Allopolyploids generally show genetic and phenotypic changes due to gene dosage effects, the existence of different genomes in a nucleus, variations in chromosome number, unbalanced parental genome contributions, and chromosomal rearrangements (Leitch and Leitch, 2008). Fujii and Ohmido (2011) observed several chromosome variations and aberrant meiosis in a synthetic hybrid and suggested that the genetic instability of the hybrid polyploid was due to abnormal chromosome number and structure caused by aberrant meiosis. In the present study, intergeneric allotetraploid xBrassicoraphanus line BB#5 showed very stable mitotic chromosome constitution and meiotic pairing pattern, supporting the high seed fertility and morphological uniformity of BB#5 even though we could not rule out the possibility of chromosomal rearrangement or structural changes in the next generations because of the appearance of different number of tetravalent with different frequencies according to the PMCs. However, such stable behaviour in somatic and meiotic cells is very rare in natural and synthetic intergeneric hybrids. Gaeta et al. (2007) observed that genomic changes in resynthesized Brassica napus were rare in the first generation, but that the changes were much more frequent in the fifth generation. Continuous cytogenetic and morphological study of BB#5 should be conducted to confirm whether the chromosomal stability will be maintained during successive generations.

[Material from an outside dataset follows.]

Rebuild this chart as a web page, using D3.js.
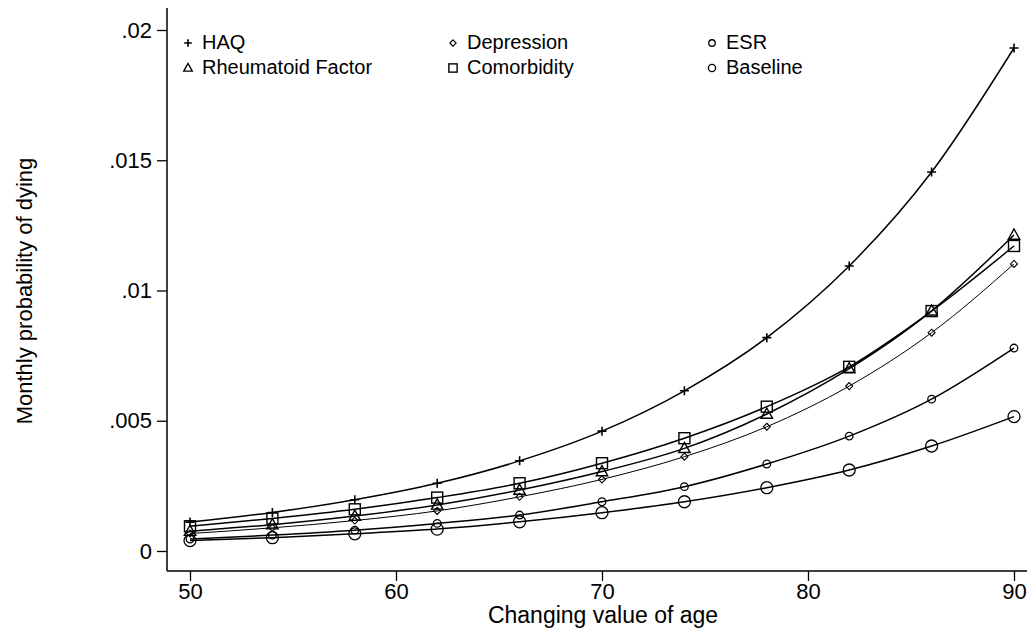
<!DOCTYPE html>
<html>
<head>
<meta charset="utf-8">
<script src="https://cdn.jsdelivr.net/npm/d3@7"></script>
<style>
  body { margin: 0; background: #fff; }
  text { font-family: "Liberation Sans", Arial, sans-serif; fill: #000; }
</style>
</head>
<body>
<div id="chart"></div>
<script>
// ages on the x axis
var ages = [50, 54, 58, 62, 66, 70, 74, 78, 82, 86, 90];

// monthly probability of dying
var haq = [0.00111, 0.00148, 0.00197, 0.00260, 0.00346, 0.00460, 0.00615, 0.00819, 0.01094, 0.01455, 0.01931];
var rheumatoid = [0.00076, 0.00101, 0.00134, 0.00177, 0.00234, 0.00305, 0.00394, 0.00526, 0.00700, 0.00922, 0.01213];
var comorbidity = [0.00095, 0.00125, 0.00160, 0.00205, 0.00260, 0.00337, 0.00433, 0.00554, 0.00707, 0.00921, 0.01171];
var depression = [0.00067, 0.00089, 0.00117, 0.00154, 0.00208, 0.00275, 0.00362, 0.00477, 0.00633, 0.00838, 0.01102];
var esr = [0.00046, 0.00061, 0.00080, 0.00106, 0.00138, 0.00189, 0.00247, 0.00334, 0.00441, 0.00583, 0.00779];
var baseline = [0.00040, 0.00051, 0.00066, 0.00084, 0.00112, 0.00147, 0.00189, 0.00243, 0.00311, 0.00403, 0.00516];

var yTicks = [0, 0.005, 0.01, 0.015, 0.02];
var yTickLabels = ["0", ".005", ".01", ".015", ".02"];
var xTicks = [50, 60, 70, 80, 90];

var series = [
    { name: "HAQ", values: haq, sym: "plus", width: 1.5 },
    { name: "Rheumatoid Factor", values: rheumatoid, sym: "tri", width: 1.5 },
    { name: "Depression", values: depression, sym: "diamond", width: 1 },
    { name: "Comorbidity", values: comorbidity, sym: "square", width: 1.5 },
    { name: "ESR", values: esr, sym: "smallcircle", width: 1.5 },
    { name: "Baseline", values: baseline, sym: "circle", width: 1.5 }
];

var W = 1027, H = 631;
var svg = d3.select("#chart").append("svg")
    .attr("width", W)
    .attr("height", H);

var x = d3.scaleLinear().domain([50, 90]).range([190, 1014]);
var y = d3.scaleLinear().domain([0, 0.02]).range([551, 30]);

// axes
var yAxis = svg.append("g")
    .attr("transform", "translate(167,0)")
    .call(d3.axisLeft(y).tickValues(yTicks).tickSize(10).tickSizeOuter(0)
        .tickFormat(function (d, i) { return yTickLabels[i]; }));
yAxis.select(".domain").remove();
yAxis.selectAll(".tick line").attr("stroke", "#000").attr("stroke-width", 1.3);
yAxis.selectAll(".tick text").attr("font-size", 22).attr("x", -15).attr("font-family", "Liberation Sans, Arial, sans-serif");

var xAxis = svg.append("g")
    .attr("transform", "translate(0,571)")
    .call(d3.axisBottom(x).tickValues(xTicks).tickSize(10).tickSizeOuter(0)
        .tickFormat(d3.format("d")));
xAxis.select(".domain").remove();
xAxis.selectAll(".tick line").attr("stroke", "#000").attr("stroke-width", 1.3);
xAxis.selectAll(".tick text").attr("font-size", 22).attr("y", 12).attr("font-family", "Liberation Sans, Arial, sans-serif");

svg.append("line").attr("x1", 167).attr("x2", 167).attr("y1", 8).attr("y2", 571)
    .attr("stroke", "#000").attr("stroke-width", 1.5);
svg.append("line").attr("x1", 167).attr("x2", 1027).attr("y1", 571).attr("y2", 571)
    .attr("stroke", "#000").attr("stroke-width", 1.5);

svg.append("text")
    .attr("transform", "translate(32,291) rotate(-90)")
    .attr("text-anchor", "middle")
    .attr("font-size", 22)
    .text("Monthly probability of dying");

svg.append("text")
    .attr("x", 603).attr("y", 623)
    .attr("text-anchor", "middle")
    .attr("font-size", 23)
    .text("Changing value of age");

// marker drawing
function drawSymbol(g, sym, cx, cy, scale) {
    var s = scale || 1;
    if (sym === "plus") {
        var a = 4.5 * s;
        g.append("path")
            .attr("d", "M" + (cx - a) + "," + cy + "H" + (cx + a) + "M" + cx + "," + (cy - a) + "V" + (cy + a))
            .attr("stroke", "#000").attr("stroke-width", 1.6).attr("fill", "none");
    } else if (sym === "tri") {
        var t = 6 * s;
        g.append("path")
            .attr("d", "M" + cx + "," + (cy - t) + "L" + (cx + t * 0.95) + "," + (cy + t * 0.7) + "L" + (cx - t * 0.95) + "," + (cy + t * 0.7) + "Z")
            .attr("stroke", "#000").attr("stroke-width", 1.4).attr("fill", "none");
    } else if (sym === "square") {
        var q = 5.5 * s;
        g.append("rect")
            .attr("x", cx - q).attr("y", cy - q).attr("width", 2 * q).attr("height", 2 * q)
            .attr("stroke", "#000").attr("stroke-width", 1.4).attr("fill", "none");
    } else if (sym === "diamond") {
        var d = 3.5 * s;
        g.append("path")
            .attr("d", "M" + cx + "," + (cy - d) + "L" + (cx + d) + "," + cy + "L" + cx + "," + (cy + d) + "L" + (cx - d) + "," + cy + "Z")
            .attr("stroke", "#000").attr("stroke-width", 1.1).attr("fill", "none");
    } else if (sym === "smallcircle") {
        g.append("circle").attr("cx", cx).attr("cy", cy).attr("r", 3.8 * s)
            .attr("stroke", "#000").attr("stroke-width", 1.3).attr("fill", "none");
    } else if (sym === "circle") {
        g.append("circle").attr("cx", cx).attr("cy", cy).attr("r", 6 * s)
            .attr("stroke", "#000").attr("stroke-width", 1.3).attr("fill", "none");
    }
}

var line = d3.line()
    .x(function (d, i) { return x(ages[i]); })
    .y(function (d) { return y(d); })
    .curve(d3.curveMonotoneX);

var plot = svg.append("g");
series.forEach(function (s) {
    plot.append("path")
        .datum(s.values)
        .attr("d", line)
        .attr("fill", "none")
        .attr("stroke", "#000")
        .attr("stroke-width", s.width);
    var g = plot.append("g");
    s.values.forEach(function (v, i) {
        drawSymbol(g, s.sym, x(ages[i]), y(v), 1);
    });
});

// legend
var legendItems = [
    { name: "HAQ", sym: "plus", col: 0, row: 0 },
    { name: "Rheumatoid Factor", sym: "tri", col: 0, row: 1 },
    { name: "Depression", sym: "diamond", col: 1, row: 0 },
    { name: "Comorbidity", sym: "square", col: 1, row: 1 },
    { name: "ESR", sym: "smallcircle", col: 2, row: 0 },
    { name: "Baseline", sym: "circle", col: 2, row: 1 }
];
var colX = [188, 453, 712];
var rowY = [42, 67];
var legend = svg.append("g");
legendItems.forEach(function (d) {
    var sc = { plus: 0.85, tri: 0.75, square: 0.75, diamond: 0.9, smallcircle: 0.85, circle: 0.6 }[d.sym];
    drawSymbol(legend, d.sym, colX[d.col], rowY[d.row] + 1, sc);
    legend.append("text")
        .attr("x", colX[d.col] + 14)
        .attr("y", rowY[d.row] + 7)
        .attr("font-size", 20)
        .text(d.name);
});
</script>
</body>
</html>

Consequently, a very stable xBrassicoraphanus line BB#5 was newly developed by microspore mutation, which was certified by stable chromosome composition and meiotic pairing patterns in this study. Further molecular cytogenetic studies including FISH and GISH using more detailed chro-mosome-specific markers and comparative studies related to the genome sequencing are necessary to elucidate a more accurate genome structure of the hybrid line. The results presented herein will be useful for further genomic study of xBrassicoraphanus lines and their improvement as new promising breeding varieties.